What needs to be done: Repeat every record exactly, but keep images out of the copy.

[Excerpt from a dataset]
begin

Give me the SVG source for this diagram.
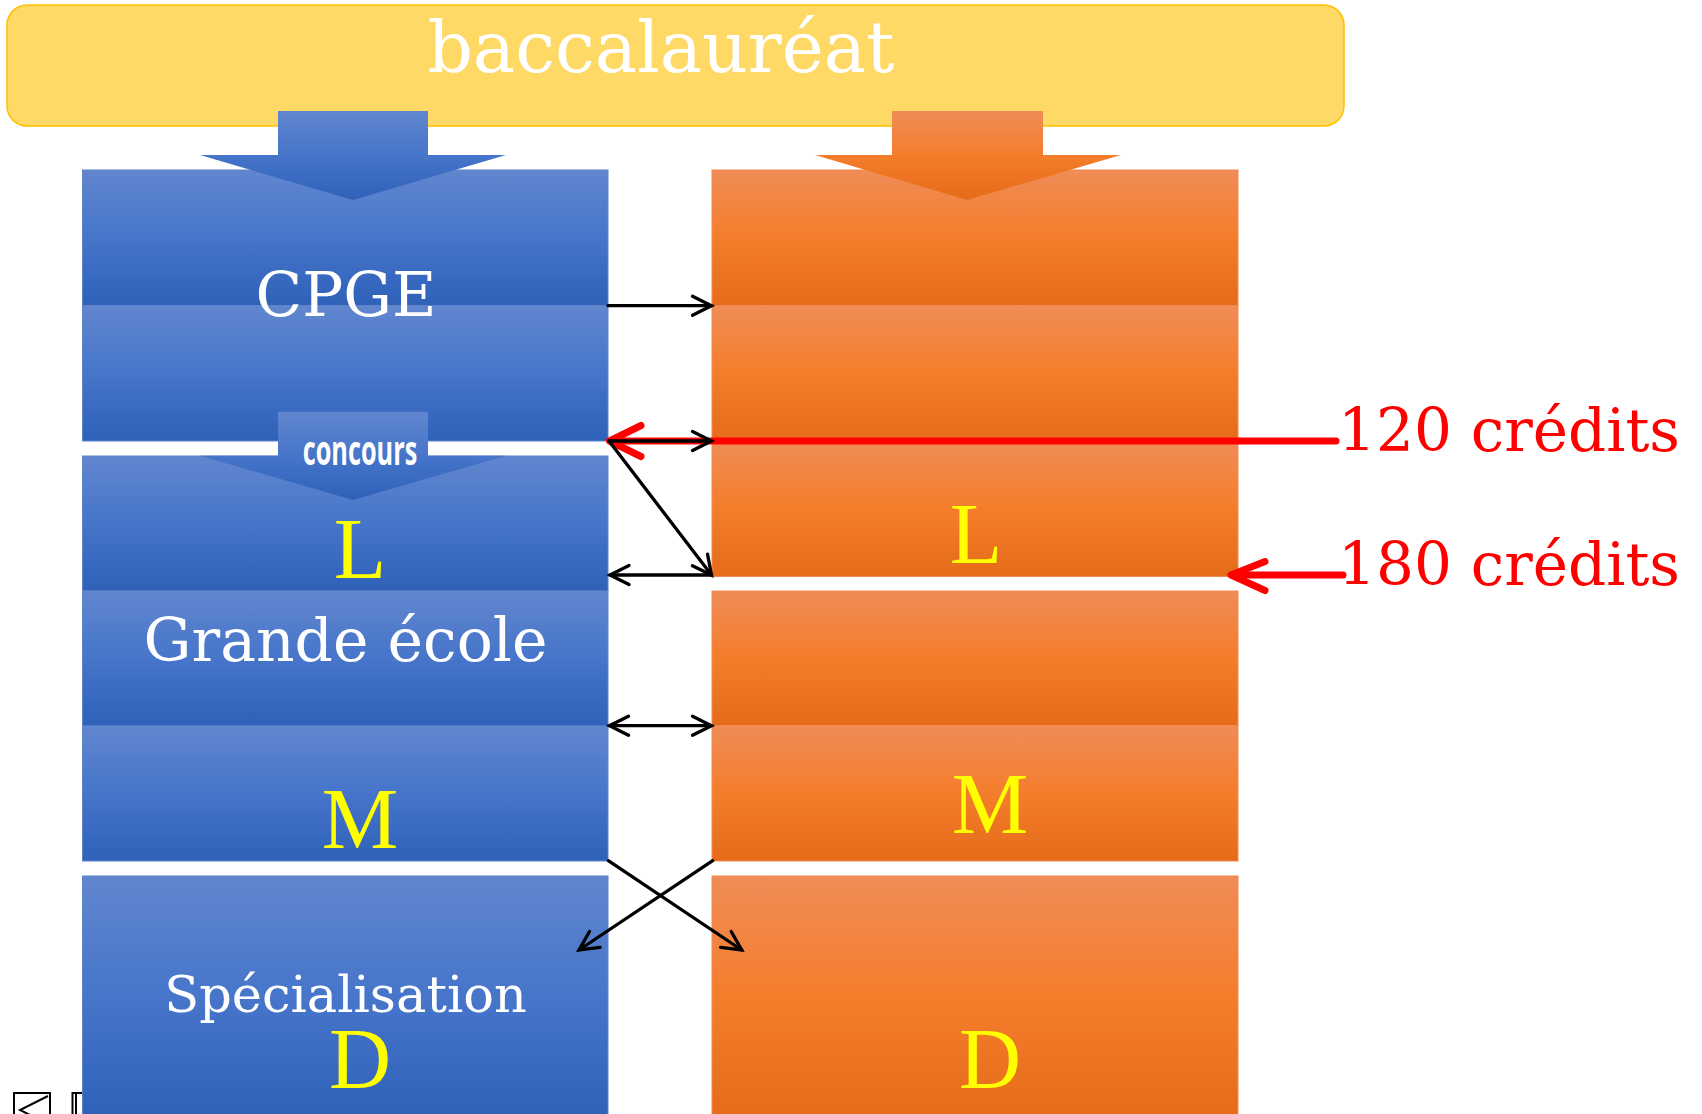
<svg xmlns="http://www.w3.org/2000/svg" width="1702" height="1114" viewBox="0 0 1702 1114">
<defs>
<linearGradient id="gb" x1="0" y1="0" x2="0" y2="1">
<stop offset="0" stop-color="#6186CE"/>
<stop offset="0.5" stop-color="#4675CA"/>
<stop offset="1" stop-color="#2F61B9"/>
</linearGradient>
<linearGradient id="go" x1="0" y1="0" x2="0" y2="1">
<stop offset="0" stop-color="#F08C57"/>
<stop offset="0.5" stop-color="#F47D2B"/>
<stop offset="1" stop-color="#E56B18"/>
</linearGradient>
<marker id="ah" viewBox="-24 -13 28 26" refX="0" refY="0" markerWidth="28" markerHeight="26" markerUnits="userSpaceOnUse" orient="auto-start-reverse">
<path d="M-19,-9.5 L0,0 L-19,9.5" fill="none" stroke="#000" stroke-width="3.3" stroke-linecap="round" stroke-linejoin="miter"/>
</marker>
<style>
.bs{fill:url(#gb);stroke:#5F84CC;stroke-width:1}
.os{fill:url(#go);stroke:#EF8A53;stroke-width:1}
.wt{font-family:"DejaVu Serif","Liberation Serif",serif;fill:#FFFFFF;text-anchor:middle}
.yl{font-family:"Liberation Serif","Times New Roman",serif;font-size:86px;fill:#FFFF00;text-anchor:middle}
.rt{font-family:"DejaVu Serif","Liberation Serif",serif;font-size:60px;fill:#FF0000}
.cn{fill:none;stroke:#000;stroke-width:3.3;stroke-linecap:round}
.rd{fill:none;stroke:#FF0000;stroke-width:7;stroke-linecap:round;stroke-linejoin:round}
</style>
</defs>
<rect width="1702" height="1114" fill="#FFFFFF"/>

<g id="nav-icons" fill="#FFFFFF" stroke="#000" stroke-width="2">
<rect x="14" y="1093" width="36" height="40"/>
<polyline points="48,1096 20,1110 48,1124" fill="none"/>
<rect x="72.5" y="1093" width="30" height="40"/>
<line x1="76" y1="1093" x2="76" y2="1114"/>
</g>

<g id="baccalaureat">
<rect x="7" y="5" width="1337" height="121" rx="20" ry="20" fill="#FFD966" stroke="#FFC000" stroke-width="1.5"/>
<text class="wt" x="661" y="72" font-size="71">baccalauréat</text>
</g>

<g id="cpge">
<rect class="bs" x="82.5" y="170" width="525.5" height="135.5"/>
<rect class="bs" x="82.5" y="305.5" width="525.5" height="135.5"/>
<text class="wt" x="346" y="316" font-size="61" textLength="181" lengthAdjust="spacingAndGlyphs">CPGE</text>
</g>

<g id="grande-ecole">
<rect class="bs" x="82.5" y="456" width="525.5" height="135"/>
<rect class="bs" x="82.5" y="591" width="525.5" height="135"/>
<rect class="bs" x="82.5" y="726" width="525.5" height="135"/>
<text class="yl" x="360" y="578">L</text>
<text class="wt" x="345.5" y="661" font-size="60">Grande école</text>
<text class="yl" x="360" y="848">M</text>
</g>

<g id="specialisation">
<rect class="bs" x="82.5" y="876" width="525.5" height="245"/>
<text class="wt" x="345.5" y="1012" font-size="51">Spécialisation</text>
<text class="yl" x="360" y="1088">D</text>
</g>

<g id="universite">
<rect class="os" x="712" y="170" width="526" height="135.5"/>
<rect class="os" x="712" y="305.5" width="526" height="135.5"/>
<rect class="os" x="712" y="441" width="526" height="135.5"/>
<rect class="os" x="712" y="591" width="526" height="134.5"/>
<rect class="os" x="712" y="725.5" width="526" height="135.5"/>
<rect class="os" x="712" y="876" width="526" height="245"/>
<text class="yl" x="976" y="563">L</text>
<text class="yl" x="990" y="833">M</text>
<text class="yl" x="990" y="1088">D</text>
</g>

<g id="arrow-bac-cpge">
<path d="M278,111 H428 V155 H506 L353,200 L200,155 H278 Z" fill="url(#gb)"/>
</g>
<g id="arrow-bac-univ">
<path d="M892,111 H1043 V155 H1121 L967,200 L815,155 H892 Z" fill="url(#go)"/>
</g>
<g id="concours">
<path d="M278,411.7 H428 V455.7 H506 L353,500 L200,455.7 H278 Z" fill="url(#gb)"/>
<text x="360" y="465" font-family="'Liberation Sans Narrow','Open Sans',sans-serif" font-weight="bold" font-size="42" fill="#FFFFFF" text-anchor="middle" textLength="114.6" lengthAdjust="spacingAndGlyphs">concours</text>
</g>

<g id="credits">
<line class="rd" x1="612" y1="441" x2="1336" y2="441"/>
<polyline class="rd" points="641,425.5 609.5,441 641,456.5"/>
<text class="rt" x="1338" y="451" textLength="342" lengthAdjust="spacingAndGlyphs">120 crédits</text>
<line class="rd" x1="1234" y1="575" x2="1343" y2="575"/>
<polyline class="rd" points="1265,561.5 1231,575 1265,590.5"/>
<text class="rt" x="1338" y="585" textLength="342" lengthAdjust="spacingAndGlyphs">180 crédits</text>
</g>

<g id="connectors">
<line class="cn" x1="608" y1="305.7" x2="711.5" y2="305.7" marker-end="url(#ah)"/>
<line class="cn" x1="609" y1="441" x2="711.5" y2="441" marker-end="url(#ah)"/>
<line class="cn" x1="609" y1="441" x2="711.5" y2="575" marker-end="url(#ah)"/>
<line class="cn" x1="711.5" y1="575" x2="610" y2="575" marker-end="url(#ah)"/>
<line class="cn" x1="609.5" y1="725.7" x2="711.5" y2="725.7" marker-start="url(#ah)" marker-end="url(#ah)"/>
<line class="cn" x1="608.3" y1="860.7" x2="741.7" y2="950" marker-end="url(#ah)"/>
<line class="cn" x1="712.7" y1="860.7" x2="579" y2="950" marker-end="url(#ah)"/>
</g>
</svg>
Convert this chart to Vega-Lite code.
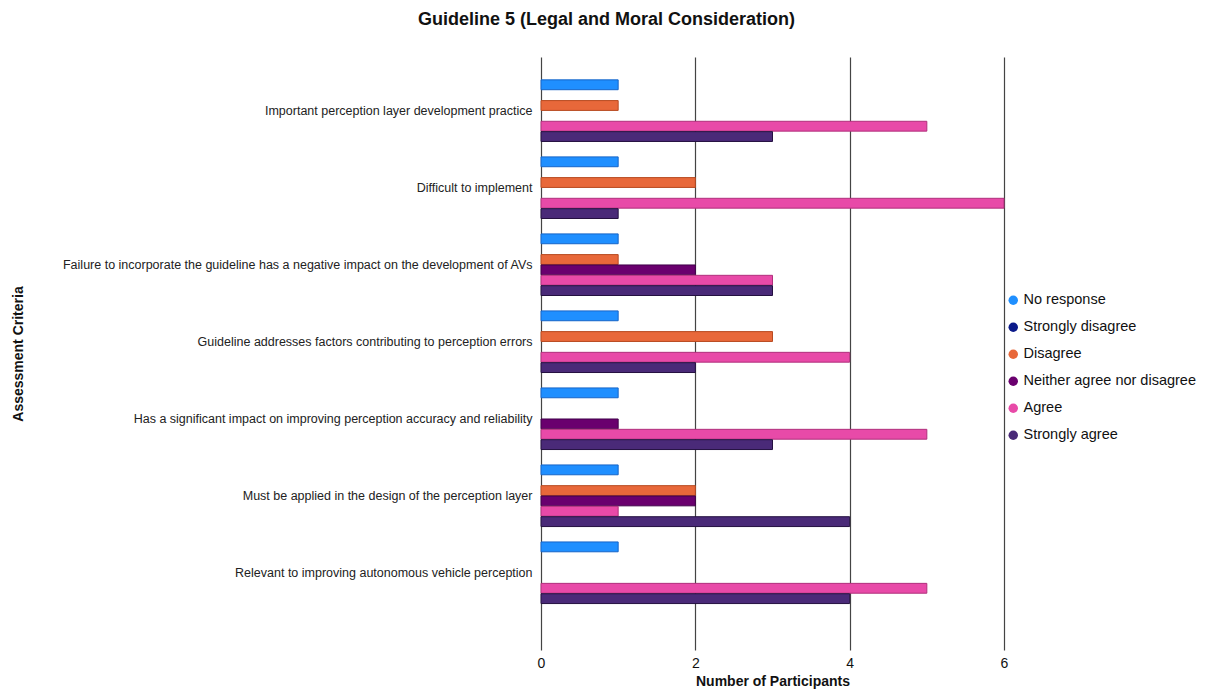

end

Answer to the exercise:
Give me the SVG source for this diagram.
<svg xmlns="http://www.w3.org/2000/svg" width="1702" height="1114" viewBox="0 0 1702 1114">
<defs>
<linearGradient id="gb" x1="0" y1="0" x2="0" y2="1">
<stop offset="0" stop-color="#6186CE"/>
<stop offset="0.5" stop-color="#4675CA"/>
<stop offset="1" stop-color="#2F61B9"/>
</linearGradient>
<linearGradient id="go" x1="0" y1="0" x2="0" y2="1">
<stop offset="0" stop-color="#F08C57"/>
<stop offset="0.5" stop-color="#F47D2B"/>
<stop offset="1" stop-color="#E56B18"/>
</linearGradient>
<marker id="ah" viewBox="-24 -13 28 26" refX="0" refY="0" markerWidth="28" markerHeight="26" markerUnits="userSpaceOnUse" orient="auto-start-reverse">
<path d="M-19,-9.5 L0,0 L-19,9.5" fill="none" stroke="#000" stroke-width="3.3" stroke-linecap="round" stroke-linejoin="miter"/>
</marker>
<style>
.bs{fill:url(#gb);stroke:#5F84CC;stroke-width:1}
.os{fill:url(#go);stroke:#EF8A53;stroke-width:1}
.wt{font-family:"DejaVu Serif","Liberation Serif",serif;fill:#FFFFFF;text-anchor:middle}
.yl{font-family:"Liberation Serif","Times New Roman",serif;font-size:86px;fill:#FFFF00;text-anchor:middle}
.rt{font-family:"DejaVu Serif","Liberation Serif",serif;font-size:60px;fill:#FF0000}
.cn{fill:none;stroke:#000;stroke-width:3.3;stroke-linecap:round}
.rd{fill:none;stroke:#FF0000;stroke-width:7;stroke-linecap:round;stroke-linejoin:round}
</style>
</defs>
<rect width="1702" height="1114" fill="#FFFFFF"/>

<g id="nav-icons" fill="#FFFFFF" stroke="#000" stroke-width="2">
<rect x="14" y="1093" width="36" height="40"/>
<polyline points="48,1096 20,1110 48,1124" fill="none"/>
<rect x="72.5" y="1093" width="30" height="40"/>
<line x1="76" y1="1093" x2="76" y2="1114"/>
</g>

<g id="baccalaureat">
<rect x="7" y="5" width="1337" height="121" rx="20" ry="20" fill="#FFD966" stroke="#FFC000" stroke-width="1.5"/>
<text class="wt" x="661" y="72" font-size="71">baccalauréat</text>
</g>

<g id="cpge">
<rect class="bs" x="82.5" y="170" width="525.5" height="135.5"/>
<rect class="bs" x="82.5" y="305.5" width="525.5" height="135.5"/>
<text class="wt" x="346" y="316" font-size="61" textLength="181" lengthAdjust="spacingAndGlyphs">CPGE</text>
</g>

<g id="grande-ecole">
<rect class="bs" x="82.5" y="456" width="525.5" height="135"/>
<rect class="bs" x="82.5" y="591" width="525.5" height="135"/>
<rect class="bs" x="82.5" y="726" width="525.5" height="135"/>
<text class="yl" x="360" y="578">L</text>
<text class="wt" x="345.5" y="661" font-size="60">Grande école</text>
<text class="yl" x="360" y="848">M</text>
</g>

<g id="specialisation">
<rect class="bs" x="82.5" y="876" width="525.5" height="245"/>
<text class="wt" x="345.5" y="1012" font-size="51">Spécialisation</text>
<text class="yl" x="360" y="1088">D</text>
</g>

<g id="universite">
<rect class="os" x="712" y="170" width="526" height="135.5"/>
<rect class="os" x="712" y="305.5" width="526" height="135.5"/>
<rect class="os" x="712" y="441" width="526" height="135.5"/>
<rect class="os" x="712" y="591" width="526" height="134.5"/>
<rect class="os" x="712" y="725.5" width="526" height="135.5"/>
<rect class="os" x="712" y="876" width="526" height="245"/>
<text class="yl" x="976" y="563">L</text>
<text class="yl" x="990" y="833">M</text>
<text class="yl" x="990" y="1088">D</text>
</g>

<g id="arrow-bac-cpge">
<path d="M278,111 H428 V155 H506 L353,200 L200,155 H278 Z" fill="url(#gb)"/>
</g>
<g id="arrow-bac-univ">
<path d="M892,111 H1043 V155 H1121 L967,200 L815,155 H892 Z" fill="url(#go)"/>
</g>
<g id="concours">
<path d="M278,411.7 H428 V455.7 H506 L353,500 L200,455.7 H278 Z" fill="url(#gb)"/>
<text x="360" y="465" font-family="'Liberation Sans Narrow','Open Sans',sans-serif" font-weight="bold" font-size="42" fill="#FFFFFF" text-anchor="middle" textLength="114.6" lengthAdjust="spacingAndGlyphs">concours</text>
</g>

<g id="credits">
<line class="rd" x1="612" y1="441" x2="1336" y2="441"/>
<polyline class="rd" points="641,425.5 609.5,441 641,456.5"/>
<text class="rt" x="1338" y="451" textLength="342" lengthAdjust="spacingAndGlyphs">120 crédits</text>
<line class="rd" x1="1234" y1="575" x2="1343" y2="575"/>
<polyline class="rd" points="1265,561.5 1231,575 1265,590.5"/>
<text class="rt" x="1338" y="585" textLength="342" lengthAdjust="spacingAndGlyphs">180 crédits</text>
</g>

<g id="connectors">
<line class="cn" x1="608" y1="305.7" x2="711.5" y2="305.7" marker-end="url(#ah)"/>
<line class="cn" x1="609" y1="441" x2="711.5" y2="441" marker-end="url(#ah)"/>
<line class="cn" x1="609" y1="441" x2="711.5" y2="575" marker-end="url(#ah)"/>
<line class="cn" x1="711.5" y1="575" x2="610" y2="575" marker-end="url(#ah)"/>
<line class="cn" x1="609.5" y1="725.7" x2="711.5" y2="725.7" marker-start="url(#ah)" marker-end="url(#ah)"/>
<line class="cn" x1="608.3" y1="860.7" x2="741.7" y2="950" marker-end="url(#ah)"/>
<line class="cn" x1="712.7" y1="860.7" x2="579" y2="950" marker-end="url(#ah)"/>
</g>
</svg>
Convert this chart to Vega-Lite code.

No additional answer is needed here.